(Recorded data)

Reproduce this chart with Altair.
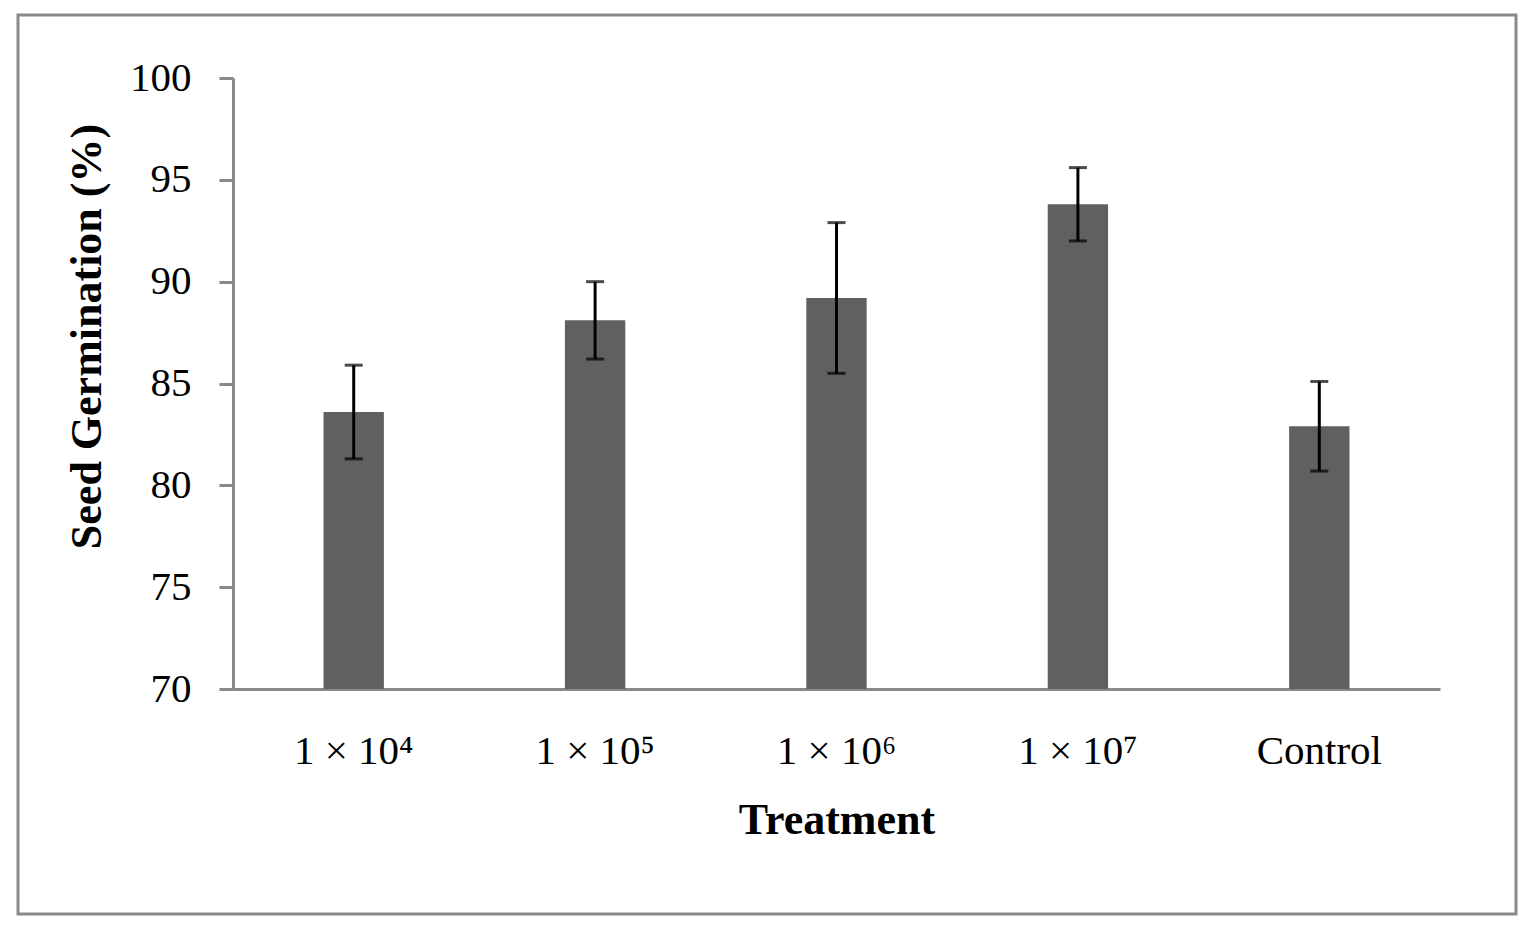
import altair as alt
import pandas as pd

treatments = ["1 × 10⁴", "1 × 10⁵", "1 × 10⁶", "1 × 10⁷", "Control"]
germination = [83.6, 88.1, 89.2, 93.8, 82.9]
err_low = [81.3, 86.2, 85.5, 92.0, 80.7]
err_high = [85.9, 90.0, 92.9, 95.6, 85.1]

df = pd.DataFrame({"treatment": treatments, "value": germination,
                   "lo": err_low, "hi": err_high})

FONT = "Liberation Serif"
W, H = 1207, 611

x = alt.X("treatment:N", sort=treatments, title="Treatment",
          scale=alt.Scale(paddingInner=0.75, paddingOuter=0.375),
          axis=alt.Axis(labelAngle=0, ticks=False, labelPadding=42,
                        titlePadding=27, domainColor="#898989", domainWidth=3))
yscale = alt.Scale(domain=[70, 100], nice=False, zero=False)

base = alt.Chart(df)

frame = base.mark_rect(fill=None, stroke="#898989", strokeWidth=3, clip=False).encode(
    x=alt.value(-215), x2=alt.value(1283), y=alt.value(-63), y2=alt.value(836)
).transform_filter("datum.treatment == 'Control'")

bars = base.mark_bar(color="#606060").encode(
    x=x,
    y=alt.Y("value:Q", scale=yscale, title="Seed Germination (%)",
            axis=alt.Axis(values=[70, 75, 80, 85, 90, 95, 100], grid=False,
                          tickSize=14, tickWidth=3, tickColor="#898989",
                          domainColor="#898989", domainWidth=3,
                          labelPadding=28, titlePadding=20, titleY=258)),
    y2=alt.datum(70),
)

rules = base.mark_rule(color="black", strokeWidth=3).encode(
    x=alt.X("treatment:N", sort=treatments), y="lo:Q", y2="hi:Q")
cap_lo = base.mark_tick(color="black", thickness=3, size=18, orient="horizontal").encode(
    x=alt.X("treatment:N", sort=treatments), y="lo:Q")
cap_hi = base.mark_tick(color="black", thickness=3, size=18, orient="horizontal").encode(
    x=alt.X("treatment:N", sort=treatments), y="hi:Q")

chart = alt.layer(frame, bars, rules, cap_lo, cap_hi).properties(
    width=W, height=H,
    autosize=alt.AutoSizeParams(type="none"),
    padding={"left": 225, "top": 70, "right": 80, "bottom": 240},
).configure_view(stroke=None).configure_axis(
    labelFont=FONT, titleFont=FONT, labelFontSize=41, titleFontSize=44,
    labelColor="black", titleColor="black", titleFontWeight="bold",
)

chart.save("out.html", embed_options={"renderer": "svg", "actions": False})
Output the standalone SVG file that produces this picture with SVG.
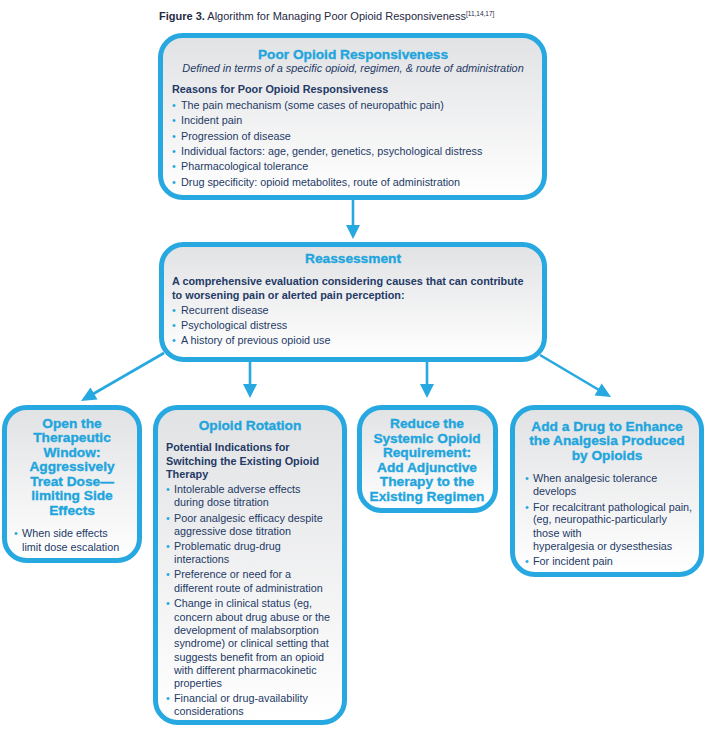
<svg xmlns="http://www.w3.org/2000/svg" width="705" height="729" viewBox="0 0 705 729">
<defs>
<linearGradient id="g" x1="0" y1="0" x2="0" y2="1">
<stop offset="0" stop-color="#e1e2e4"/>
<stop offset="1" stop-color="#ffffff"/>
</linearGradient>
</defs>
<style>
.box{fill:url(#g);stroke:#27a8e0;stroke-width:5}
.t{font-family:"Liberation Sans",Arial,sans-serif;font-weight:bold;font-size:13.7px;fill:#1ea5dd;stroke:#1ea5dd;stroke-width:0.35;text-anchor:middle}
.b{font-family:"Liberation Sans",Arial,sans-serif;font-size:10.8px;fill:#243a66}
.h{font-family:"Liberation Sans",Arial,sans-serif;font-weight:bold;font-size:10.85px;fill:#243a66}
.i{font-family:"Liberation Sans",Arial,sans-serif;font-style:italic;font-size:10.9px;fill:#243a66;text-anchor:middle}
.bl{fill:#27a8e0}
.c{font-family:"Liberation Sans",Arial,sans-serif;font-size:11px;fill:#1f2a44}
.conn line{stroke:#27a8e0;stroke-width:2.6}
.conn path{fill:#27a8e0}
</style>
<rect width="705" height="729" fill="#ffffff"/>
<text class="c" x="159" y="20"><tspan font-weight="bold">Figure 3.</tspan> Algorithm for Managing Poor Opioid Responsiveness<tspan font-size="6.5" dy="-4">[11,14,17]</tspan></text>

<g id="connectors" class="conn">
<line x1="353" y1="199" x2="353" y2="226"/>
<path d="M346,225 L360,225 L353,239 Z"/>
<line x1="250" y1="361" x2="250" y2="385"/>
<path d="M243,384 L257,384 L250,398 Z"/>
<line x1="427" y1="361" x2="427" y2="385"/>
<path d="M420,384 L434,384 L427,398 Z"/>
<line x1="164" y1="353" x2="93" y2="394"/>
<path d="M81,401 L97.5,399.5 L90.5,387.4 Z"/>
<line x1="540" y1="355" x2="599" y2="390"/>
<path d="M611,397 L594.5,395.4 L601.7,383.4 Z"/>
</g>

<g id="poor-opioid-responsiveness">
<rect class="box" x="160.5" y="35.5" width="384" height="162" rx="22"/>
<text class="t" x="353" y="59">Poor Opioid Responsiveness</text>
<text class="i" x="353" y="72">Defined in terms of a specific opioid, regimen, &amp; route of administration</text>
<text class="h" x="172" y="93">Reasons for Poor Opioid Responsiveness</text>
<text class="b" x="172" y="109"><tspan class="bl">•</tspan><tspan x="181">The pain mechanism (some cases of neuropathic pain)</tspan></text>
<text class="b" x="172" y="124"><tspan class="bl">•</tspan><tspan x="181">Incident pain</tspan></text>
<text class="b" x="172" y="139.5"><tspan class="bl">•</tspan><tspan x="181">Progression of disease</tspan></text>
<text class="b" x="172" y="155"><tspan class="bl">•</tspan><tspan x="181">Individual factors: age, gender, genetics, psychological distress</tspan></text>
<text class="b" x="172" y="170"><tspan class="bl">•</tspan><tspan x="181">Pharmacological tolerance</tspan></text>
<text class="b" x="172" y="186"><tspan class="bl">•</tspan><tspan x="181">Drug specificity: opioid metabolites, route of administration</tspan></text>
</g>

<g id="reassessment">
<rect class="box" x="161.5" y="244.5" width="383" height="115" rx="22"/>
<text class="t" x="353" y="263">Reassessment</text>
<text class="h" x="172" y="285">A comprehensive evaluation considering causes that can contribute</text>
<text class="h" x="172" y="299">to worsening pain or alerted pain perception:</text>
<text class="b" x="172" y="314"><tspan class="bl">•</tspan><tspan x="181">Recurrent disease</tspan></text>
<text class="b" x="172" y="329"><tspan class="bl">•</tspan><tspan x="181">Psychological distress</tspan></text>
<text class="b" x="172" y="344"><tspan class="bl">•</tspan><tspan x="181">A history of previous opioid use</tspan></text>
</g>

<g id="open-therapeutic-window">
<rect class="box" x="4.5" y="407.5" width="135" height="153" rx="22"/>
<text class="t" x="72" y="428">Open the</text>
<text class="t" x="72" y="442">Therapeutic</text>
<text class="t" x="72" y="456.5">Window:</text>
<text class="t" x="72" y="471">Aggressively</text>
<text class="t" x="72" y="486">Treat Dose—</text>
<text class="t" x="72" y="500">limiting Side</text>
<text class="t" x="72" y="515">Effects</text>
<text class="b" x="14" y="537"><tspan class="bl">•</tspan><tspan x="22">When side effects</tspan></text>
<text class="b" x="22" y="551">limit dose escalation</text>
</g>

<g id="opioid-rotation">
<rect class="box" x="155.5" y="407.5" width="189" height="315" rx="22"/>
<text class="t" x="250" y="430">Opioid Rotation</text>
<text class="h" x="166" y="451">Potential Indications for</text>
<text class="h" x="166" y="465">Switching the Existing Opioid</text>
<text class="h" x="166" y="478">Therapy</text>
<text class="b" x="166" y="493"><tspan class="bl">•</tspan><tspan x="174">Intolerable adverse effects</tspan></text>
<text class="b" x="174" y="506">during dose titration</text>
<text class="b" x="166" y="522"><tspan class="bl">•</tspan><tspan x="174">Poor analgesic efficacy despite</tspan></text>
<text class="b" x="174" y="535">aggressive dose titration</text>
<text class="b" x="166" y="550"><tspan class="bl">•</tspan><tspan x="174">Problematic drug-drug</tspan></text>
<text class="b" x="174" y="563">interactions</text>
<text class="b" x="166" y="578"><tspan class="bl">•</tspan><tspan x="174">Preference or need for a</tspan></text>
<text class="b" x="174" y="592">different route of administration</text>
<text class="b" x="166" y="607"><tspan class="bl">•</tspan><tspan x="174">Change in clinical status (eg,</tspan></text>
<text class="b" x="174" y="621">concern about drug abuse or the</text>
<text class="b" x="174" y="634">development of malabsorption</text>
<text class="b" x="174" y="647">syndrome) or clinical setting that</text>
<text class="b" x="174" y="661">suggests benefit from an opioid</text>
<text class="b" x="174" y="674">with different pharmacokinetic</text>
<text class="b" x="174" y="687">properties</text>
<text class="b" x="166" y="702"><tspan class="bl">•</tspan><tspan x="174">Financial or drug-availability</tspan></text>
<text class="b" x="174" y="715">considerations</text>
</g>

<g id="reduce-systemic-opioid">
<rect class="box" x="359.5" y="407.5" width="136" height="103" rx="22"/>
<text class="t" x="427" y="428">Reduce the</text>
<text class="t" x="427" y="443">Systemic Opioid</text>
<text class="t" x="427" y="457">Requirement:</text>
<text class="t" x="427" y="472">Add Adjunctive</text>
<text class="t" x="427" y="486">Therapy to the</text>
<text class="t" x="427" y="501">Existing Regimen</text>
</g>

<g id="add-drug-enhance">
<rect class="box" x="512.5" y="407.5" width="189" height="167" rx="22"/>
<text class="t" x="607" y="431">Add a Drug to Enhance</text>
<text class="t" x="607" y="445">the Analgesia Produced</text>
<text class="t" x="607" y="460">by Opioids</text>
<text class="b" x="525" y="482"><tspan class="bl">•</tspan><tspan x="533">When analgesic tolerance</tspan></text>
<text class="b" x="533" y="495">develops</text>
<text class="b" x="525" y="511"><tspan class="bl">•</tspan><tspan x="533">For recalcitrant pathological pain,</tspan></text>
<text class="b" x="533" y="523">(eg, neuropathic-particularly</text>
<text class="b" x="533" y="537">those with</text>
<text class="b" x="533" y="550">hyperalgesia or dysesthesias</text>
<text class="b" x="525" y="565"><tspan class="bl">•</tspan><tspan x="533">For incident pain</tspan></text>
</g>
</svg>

* What the exercise asks:
Print exactly the first line of the entries and every line after it through the one that contains "err_high = [85.9, 90.0, 92.9, 95.6, 85.1]", leaving the pictures out.

* Complete answer:
Reproduce this chart with Altair.
import altair as alt
import pandas as pd

treatments = ["1 × 10⁴", "1 × 10⁵", "1 × 10⁶", "1 × 10⁷", "Control"]
germination = [83.6, 88.1, 89.2, 93.8, 82.9]
err_low = [81.3, 86.2, 85.5, 92.0, 80.7]
err_high = [85.9, 90.0, 92.9, 95.6, 85.1]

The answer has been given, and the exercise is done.